In plenty of towns around Michigan, signs of the flagging economy are already visible.
The state, which has been in recession for the past five years, has seen a steady loss of jobs every year since 2000.
But now, Michigan is peering over the edge of its bleakest prospects in decades – and keeping a close eye on negotiations in Washington, where representatives of the Big Three US car companies are making their case to Congress this week for why they deserve federal bailouts.
More than any other state, it would feel the effects of a failure – or even a severe contraction – of one or more of those companies.
"The Detroit Three are 12 times as concentrated in the state of Michigan as in the rest of the country, so whatever happens to them is going to have roughly 12 times the impact on Michigan as on the rest of the country," says Don Grimes, an economist at the University of Michigan in Ann Arbor. The state, he acknowledges, has been trying to diversify its economy and has made some progress, "but it's overwhelmed by the auto industry."

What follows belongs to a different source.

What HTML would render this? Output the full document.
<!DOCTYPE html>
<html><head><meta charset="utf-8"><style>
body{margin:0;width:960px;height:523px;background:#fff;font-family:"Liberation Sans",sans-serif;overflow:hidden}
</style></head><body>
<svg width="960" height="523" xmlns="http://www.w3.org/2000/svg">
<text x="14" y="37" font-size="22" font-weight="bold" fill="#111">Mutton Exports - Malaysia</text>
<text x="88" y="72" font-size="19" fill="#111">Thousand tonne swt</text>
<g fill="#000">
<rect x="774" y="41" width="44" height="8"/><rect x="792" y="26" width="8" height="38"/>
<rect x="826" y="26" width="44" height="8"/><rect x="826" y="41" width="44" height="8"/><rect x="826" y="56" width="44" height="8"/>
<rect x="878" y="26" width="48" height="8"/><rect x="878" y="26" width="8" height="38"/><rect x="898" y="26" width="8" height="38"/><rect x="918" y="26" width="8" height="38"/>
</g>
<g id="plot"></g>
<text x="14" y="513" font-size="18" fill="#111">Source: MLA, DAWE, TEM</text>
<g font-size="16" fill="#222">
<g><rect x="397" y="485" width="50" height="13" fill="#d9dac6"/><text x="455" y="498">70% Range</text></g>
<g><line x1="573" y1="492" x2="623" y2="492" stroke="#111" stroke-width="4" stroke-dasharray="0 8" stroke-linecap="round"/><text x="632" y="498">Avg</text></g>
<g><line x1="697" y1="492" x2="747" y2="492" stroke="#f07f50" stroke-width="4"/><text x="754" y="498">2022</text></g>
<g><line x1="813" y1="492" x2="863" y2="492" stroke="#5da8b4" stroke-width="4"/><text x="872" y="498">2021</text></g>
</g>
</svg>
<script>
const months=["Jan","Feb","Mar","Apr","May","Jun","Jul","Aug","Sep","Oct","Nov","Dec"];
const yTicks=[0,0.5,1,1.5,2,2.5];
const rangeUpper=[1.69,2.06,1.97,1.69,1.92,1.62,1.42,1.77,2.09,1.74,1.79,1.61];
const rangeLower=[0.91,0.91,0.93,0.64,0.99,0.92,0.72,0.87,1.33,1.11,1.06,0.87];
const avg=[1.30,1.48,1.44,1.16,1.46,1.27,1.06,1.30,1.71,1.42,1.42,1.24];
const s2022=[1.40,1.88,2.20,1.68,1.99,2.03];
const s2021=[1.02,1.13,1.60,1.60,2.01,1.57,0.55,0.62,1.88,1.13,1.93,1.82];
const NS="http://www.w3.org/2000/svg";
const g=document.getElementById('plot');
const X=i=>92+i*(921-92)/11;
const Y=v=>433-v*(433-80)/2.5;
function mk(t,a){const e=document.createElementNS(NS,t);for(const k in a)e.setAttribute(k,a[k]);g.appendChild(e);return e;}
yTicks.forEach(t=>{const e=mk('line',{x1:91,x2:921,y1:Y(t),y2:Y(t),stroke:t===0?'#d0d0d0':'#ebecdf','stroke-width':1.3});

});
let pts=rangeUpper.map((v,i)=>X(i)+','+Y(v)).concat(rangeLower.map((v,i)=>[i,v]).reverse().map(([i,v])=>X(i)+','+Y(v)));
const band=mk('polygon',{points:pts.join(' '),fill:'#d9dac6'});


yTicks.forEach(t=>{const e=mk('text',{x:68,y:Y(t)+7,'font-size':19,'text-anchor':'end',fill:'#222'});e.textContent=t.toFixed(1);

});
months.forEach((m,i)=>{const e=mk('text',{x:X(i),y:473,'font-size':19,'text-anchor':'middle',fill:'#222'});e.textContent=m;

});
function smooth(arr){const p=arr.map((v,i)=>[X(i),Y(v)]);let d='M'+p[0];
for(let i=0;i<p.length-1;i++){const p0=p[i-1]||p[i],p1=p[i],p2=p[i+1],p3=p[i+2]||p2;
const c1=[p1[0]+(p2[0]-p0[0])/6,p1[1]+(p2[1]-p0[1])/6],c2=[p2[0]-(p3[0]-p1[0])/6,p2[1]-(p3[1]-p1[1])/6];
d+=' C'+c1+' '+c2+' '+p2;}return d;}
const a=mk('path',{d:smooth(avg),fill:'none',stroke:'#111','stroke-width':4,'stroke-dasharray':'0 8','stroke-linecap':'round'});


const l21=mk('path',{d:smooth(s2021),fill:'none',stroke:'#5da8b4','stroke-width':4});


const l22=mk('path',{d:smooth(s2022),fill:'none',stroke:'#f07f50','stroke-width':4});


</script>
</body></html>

Since Michigan's fortunes are still so closely linked to those of GM, Ford, and Chrysler, the state's citizens and officials are worried not just about job losses but about massive cuts to state and local budgets, dwindling police forces, shrinking social services, falling area home prices, and rising foreclosure rates.
In Warren, where GM's Tech Center employs about 20,000 workers and both GM and Chrysler have manufacturing plants, Mayor James Fouts is worried about what major plant closings and layoffs will mean for his town.
Elected one year ago on promises of reform and fiscal prudence, Mayor Fouts has already cut everything he saw as expendable: He drives his own car (a Chrysler) to get to work, eliminated his police protection, and trimmed fat from countless departments.
But his city's revenue depends heavily on taxes from GM and Chrysler and on property taxes from auto workers whose homes have been declining in value. Many of those workers are already facing foreclosure.
"Seventy percent of the budget is people, mostly police and fire," he says. "If we have to make major cutbacks it would be public safety [that would be affected].... If something were to happen to GM, it would be like a dagger through the heart of this city."
In nearby Pontiac, Mich., which has been hit hard by declines in the auto industry and is home to several auto plants, public safety has already been affected by dwindling budgets. The police now have some 50 officers, down from 150 two years ago, says Fred Timpner, director of the Michigan Association of Police. Homicides, break-ins, and thefts have been rising. Reflecting residents' already strained finances, voters recently turned down a tax increase proposal that would have allowed the city to hire more police.
"Mayors are terrified," says Jennifer Granholm, the state's Democratic governor, who has spent most of her six years in office dealing with the state's economic crisis. Governor Granholm faces similar issues with the state budget, where, she says, "We're long beyond just cutting waste."
The governor recognizes the problems with having her state so dependent on a single industry and has long worked to diversify Michigan's economy, with some success. She's focused on businesses that dovetail with the state's history and strengths, utilizing its machining, tool-and-die, and research and development industries. Granholm sees a future – and has already helped to attract new jobs – in industries like defense manufacturing, alternative energy, and nanotechnology.
At the same time, she's restructured the education system so that every student is on a college-preparatory track, with the goal of doubling the number of college graduates and shifting the state's old paradigm of young people going straight from high school to a factory. Still, the process is a slow one.
"Sometimes leadership is like that old Chinese proverb, planting trees under whose shade you'll never sit," says Granholm.
For now, she is preparing a "rapid response plan" to deal with inevitable layoffs and more economic woes. The state's "No Worker Left Behind" program, for instance, will pay for the tuition of unemployed workers who undergo training in industries like healthcare, where the state has vacancies.
The Big Three employed roughly 250,000 people nationally at the end of last year – many of those jobs in Michigan. But analysts say that layoffs have a particularly drastic effect because each of those jobs are directly connected to so many others in related industries. "Auto has the highest multiplier in manufacturing. A job in an assembly plant might have a multiplier of eight, nine, or 10," says David Cole, chairman of the Center for Automotive Research, referring to the number of jobs that might be lost for each layoff. "The economic impact of jobs lost is going to escalate pretty dramatically."
Most officials are feeling optimistic that the federal government will come through with aid to the car companies, but the plans the companies are proposing this week involve severe job cuts and factory closings. GM, which has said it needs a $4 billion infusion of cash by the end of this month to remain solvent, told Congress on Tuesday that it would cut 20 percent of its workforce, close nine factories, and try to renegotiate contracts with the United Auto Workers Union.